Tendo como perspectiva a proximidade do ano 2000, O beijo de Judas: fotografia e verdade, de Joan Fontcuberta, é uma tentativa de balizar a fotografia como elemento-chave da cultura visual do novo milênio. Publicado originalmente em francês no ano de 1996, a primeira versão brasileira é de 2010 e foi publicada pela Editoria Gustavo Gili, com tradução de Maria Alzira Brum Lemos.
O livro reúne um apanhado de oito ensaios em que o autor discute representação e verossimilhança tendo a fotografia como ponto de partida para a enxurrada de imagens do cinema, da televisão e da internet na virada do último século.
Joan Fontcuberta constrói a obra com base no paralelismo entre a verdade e a crença. Usa analogias religiosas desde o título ao caso de São Tomé, aquele que precisava ver para crer. Para o leitor que não possui repertório cristão, tais combinações podem soar irrelevantes a princípio, mas ele consegue conduzir o livro mantendo o objetivo a que se propõe: colocar a verdade da fotografia em xeque e 'ganhar adeptos para a causa dos céticos’. Fontcuberta avisa que seu tema fundamental é o da verdade: 'A história da fotografia pode ser contemplada como um diálogo entre a vontade de nos aproximarmos do real e as dificuldades para fazê-lo. Por isso, apesar das aparências, o domínio da fotografia se situa mais propriamente no campo da ontologia que no da estética’.
Abre o livro com Pecados originais e apresenta alguns motivos pelos quais se proíbe fotografar: 'diga-me por que te proíbem e te direi quem és'. A partir da pergunta, o autor ressalta que a fotografia nos situa em uma posição conveniente para fazer uma radiografia do mundo em que estamos.
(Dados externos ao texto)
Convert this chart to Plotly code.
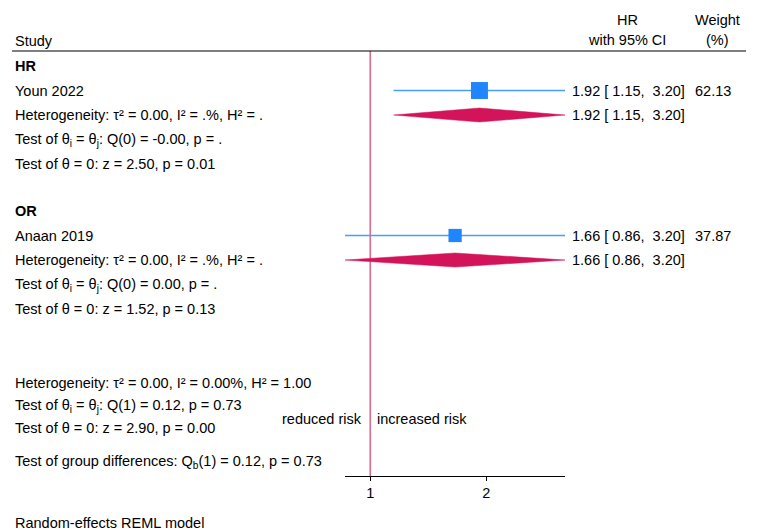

Daí, dependendo do ponto de vista, ela se posiciona como pecado ou como dispositivo para a 'busca de Deus: 'fotógrafos de renome e livres de qualquer suspeita de afinidades com gurus e seitas, como Henri Cartier-Bresson, interpretaram o ato fotográfico como um instante decisivo, sobrenatural, epifânico, de comunhão entre o mundo e o espírito'.
Ao citar o ‘papa’ do fotojornalismo, o autor oferece o gancho para apresentar esse dispositivo a serviço da verdade, nas palavras de Jean Baudrillard, 'capaz de mostrar um objeto sem ocultações, esfregando toda a realidade diante de nossos olhos, sem reparos, e, para isso, o meio fotográfico, graças à sua precisão descritiva, tem todas as cartas a seu favor’.